* Directive
Pictures stay out. Extract the lines below from the first one through the line with "from matplotlib.lines import Line2D", both included.
#### Listed records ####
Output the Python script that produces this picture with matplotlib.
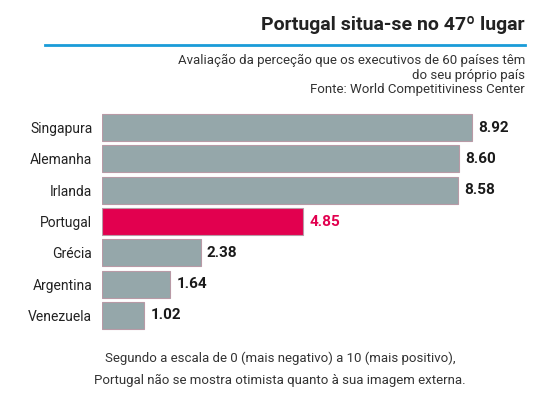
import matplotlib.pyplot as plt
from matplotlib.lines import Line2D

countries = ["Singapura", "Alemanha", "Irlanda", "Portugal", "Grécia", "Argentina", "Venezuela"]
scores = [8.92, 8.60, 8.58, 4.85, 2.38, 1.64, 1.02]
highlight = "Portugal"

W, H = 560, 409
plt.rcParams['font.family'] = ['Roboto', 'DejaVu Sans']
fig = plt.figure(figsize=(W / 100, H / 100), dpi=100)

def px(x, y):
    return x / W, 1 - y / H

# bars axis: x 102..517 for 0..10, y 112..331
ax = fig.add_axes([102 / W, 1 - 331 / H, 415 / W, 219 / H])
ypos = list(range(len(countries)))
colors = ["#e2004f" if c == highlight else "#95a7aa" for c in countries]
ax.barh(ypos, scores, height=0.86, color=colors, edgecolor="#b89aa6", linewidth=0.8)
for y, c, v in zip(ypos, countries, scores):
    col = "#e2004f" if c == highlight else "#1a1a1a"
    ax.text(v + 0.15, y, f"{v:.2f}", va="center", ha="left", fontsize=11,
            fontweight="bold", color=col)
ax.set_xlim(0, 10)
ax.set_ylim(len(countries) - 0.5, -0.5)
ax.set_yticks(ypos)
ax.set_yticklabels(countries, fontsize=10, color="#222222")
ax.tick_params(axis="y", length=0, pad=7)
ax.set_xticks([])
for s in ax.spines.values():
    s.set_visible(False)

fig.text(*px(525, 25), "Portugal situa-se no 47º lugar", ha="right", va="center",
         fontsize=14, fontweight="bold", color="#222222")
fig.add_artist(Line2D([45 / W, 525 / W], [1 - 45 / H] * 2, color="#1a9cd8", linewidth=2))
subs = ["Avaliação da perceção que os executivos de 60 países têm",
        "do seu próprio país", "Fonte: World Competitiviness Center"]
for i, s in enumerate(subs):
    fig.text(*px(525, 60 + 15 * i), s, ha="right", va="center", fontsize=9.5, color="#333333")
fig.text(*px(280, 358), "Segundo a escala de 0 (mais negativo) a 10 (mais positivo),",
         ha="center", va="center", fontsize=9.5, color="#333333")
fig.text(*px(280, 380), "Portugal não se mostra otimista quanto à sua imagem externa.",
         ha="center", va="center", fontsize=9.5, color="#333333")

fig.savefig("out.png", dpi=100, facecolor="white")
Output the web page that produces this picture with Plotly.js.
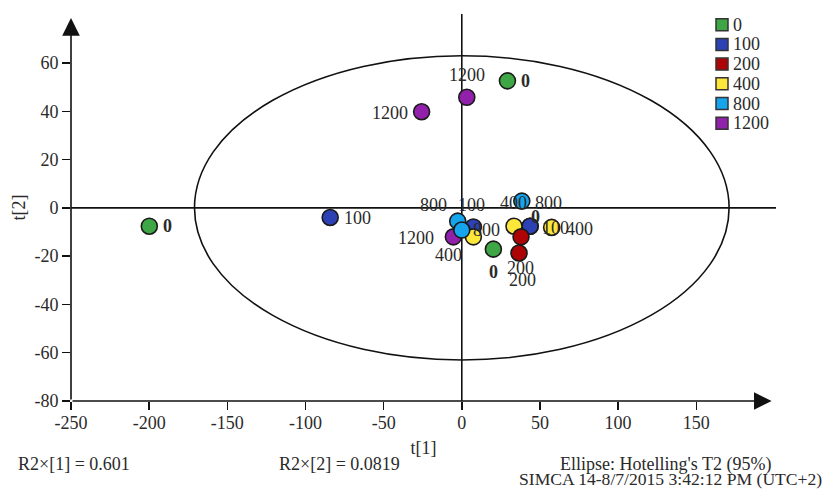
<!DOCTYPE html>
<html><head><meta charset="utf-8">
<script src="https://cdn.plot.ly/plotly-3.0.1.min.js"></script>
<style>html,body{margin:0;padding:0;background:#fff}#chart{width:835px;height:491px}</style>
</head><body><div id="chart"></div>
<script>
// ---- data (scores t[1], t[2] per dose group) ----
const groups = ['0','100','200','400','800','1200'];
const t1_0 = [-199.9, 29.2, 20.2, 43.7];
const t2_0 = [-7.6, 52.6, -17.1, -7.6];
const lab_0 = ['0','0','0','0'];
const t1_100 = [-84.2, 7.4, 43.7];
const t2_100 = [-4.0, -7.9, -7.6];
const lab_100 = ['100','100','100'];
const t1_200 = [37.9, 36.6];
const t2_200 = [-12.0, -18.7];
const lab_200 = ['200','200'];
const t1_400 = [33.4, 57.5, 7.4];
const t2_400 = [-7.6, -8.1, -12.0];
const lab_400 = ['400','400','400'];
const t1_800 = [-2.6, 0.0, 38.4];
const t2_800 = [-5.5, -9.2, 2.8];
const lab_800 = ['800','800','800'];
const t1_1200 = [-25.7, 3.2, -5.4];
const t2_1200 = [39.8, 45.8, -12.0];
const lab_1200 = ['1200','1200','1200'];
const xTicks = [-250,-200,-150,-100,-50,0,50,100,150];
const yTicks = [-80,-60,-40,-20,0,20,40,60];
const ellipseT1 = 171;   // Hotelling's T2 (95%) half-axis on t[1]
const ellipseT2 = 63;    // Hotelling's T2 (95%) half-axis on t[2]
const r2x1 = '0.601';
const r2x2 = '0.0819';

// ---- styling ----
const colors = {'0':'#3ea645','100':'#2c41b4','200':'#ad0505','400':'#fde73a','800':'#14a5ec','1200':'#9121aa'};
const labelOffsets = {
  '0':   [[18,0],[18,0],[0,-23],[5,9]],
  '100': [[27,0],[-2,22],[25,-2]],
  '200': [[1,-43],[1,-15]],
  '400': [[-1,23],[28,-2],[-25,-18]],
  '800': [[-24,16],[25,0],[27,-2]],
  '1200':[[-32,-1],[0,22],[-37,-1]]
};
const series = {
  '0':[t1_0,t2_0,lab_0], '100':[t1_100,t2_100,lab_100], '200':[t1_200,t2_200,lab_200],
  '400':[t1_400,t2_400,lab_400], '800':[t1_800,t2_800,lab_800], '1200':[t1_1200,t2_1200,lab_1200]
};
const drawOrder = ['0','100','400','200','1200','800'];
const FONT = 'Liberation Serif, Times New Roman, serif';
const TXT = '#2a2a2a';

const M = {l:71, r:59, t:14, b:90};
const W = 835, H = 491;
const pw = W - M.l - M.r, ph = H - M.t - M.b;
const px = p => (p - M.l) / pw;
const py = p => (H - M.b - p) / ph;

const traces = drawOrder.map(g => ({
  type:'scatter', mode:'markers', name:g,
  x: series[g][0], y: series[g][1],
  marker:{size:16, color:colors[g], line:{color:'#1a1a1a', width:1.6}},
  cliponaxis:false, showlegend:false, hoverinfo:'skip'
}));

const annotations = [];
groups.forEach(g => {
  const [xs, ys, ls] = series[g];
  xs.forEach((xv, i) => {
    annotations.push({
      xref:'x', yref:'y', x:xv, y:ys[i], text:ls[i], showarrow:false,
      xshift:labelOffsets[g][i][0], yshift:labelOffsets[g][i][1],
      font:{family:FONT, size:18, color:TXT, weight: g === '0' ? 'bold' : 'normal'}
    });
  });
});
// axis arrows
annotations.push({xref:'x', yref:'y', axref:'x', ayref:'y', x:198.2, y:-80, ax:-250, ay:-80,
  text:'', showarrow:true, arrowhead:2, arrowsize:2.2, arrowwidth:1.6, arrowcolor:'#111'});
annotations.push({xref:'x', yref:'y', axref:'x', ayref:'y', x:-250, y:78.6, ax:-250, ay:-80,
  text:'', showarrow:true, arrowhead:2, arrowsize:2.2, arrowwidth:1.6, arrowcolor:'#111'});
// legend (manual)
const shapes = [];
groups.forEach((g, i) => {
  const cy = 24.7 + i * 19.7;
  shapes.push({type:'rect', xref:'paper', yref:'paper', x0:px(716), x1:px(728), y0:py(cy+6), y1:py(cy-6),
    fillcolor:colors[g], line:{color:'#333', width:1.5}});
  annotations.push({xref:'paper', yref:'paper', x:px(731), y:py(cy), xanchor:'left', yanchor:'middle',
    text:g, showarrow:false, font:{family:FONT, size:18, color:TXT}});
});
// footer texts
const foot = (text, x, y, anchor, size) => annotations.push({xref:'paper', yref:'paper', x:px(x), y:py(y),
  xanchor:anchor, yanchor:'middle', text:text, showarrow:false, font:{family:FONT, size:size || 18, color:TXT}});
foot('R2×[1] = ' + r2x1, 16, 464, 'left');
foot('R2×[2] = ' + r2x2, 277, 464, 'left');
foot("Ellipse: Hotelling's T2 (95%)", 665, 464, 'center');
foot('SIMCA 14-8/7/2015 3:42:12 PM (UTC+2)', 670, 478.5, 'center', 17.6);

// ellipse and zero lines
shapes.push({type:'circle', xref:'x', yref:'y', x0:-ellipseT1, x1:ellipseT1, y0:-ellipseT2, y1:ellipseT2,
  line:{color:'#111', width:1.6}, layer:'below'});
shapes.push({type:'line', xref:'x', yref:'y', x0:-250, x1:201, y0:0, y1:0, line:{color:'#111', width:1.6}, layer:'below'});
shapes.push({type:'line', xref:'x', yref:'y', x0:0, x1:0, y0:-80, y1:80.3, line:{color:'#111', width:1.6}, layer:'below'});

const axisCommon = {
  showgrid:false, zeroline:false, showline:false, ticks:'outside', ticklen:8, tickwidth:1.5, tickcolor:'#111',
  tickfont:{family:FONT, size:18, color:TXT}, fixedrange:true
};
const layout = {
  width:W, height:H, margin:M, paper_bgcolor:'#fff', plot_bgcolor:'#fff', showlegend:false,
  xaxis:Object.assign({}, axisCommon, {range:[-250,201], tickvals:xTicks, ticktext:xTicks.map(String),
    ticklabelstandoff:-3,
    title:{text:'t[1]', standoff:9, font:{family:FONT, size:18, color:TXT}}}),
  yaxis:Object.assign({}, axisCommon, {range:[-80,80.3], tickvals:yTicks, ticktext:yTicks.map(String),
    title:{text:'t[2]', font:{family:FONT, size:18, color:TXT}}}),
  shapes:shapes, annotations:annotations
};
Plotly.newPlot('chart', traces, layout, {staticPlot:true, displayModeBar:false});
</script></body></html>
####
* Result of this exercise
Output the Python script that produces this picture with matplotlib.
import matplotlib.pyplot as plt
from matplotlib.lines import Line2D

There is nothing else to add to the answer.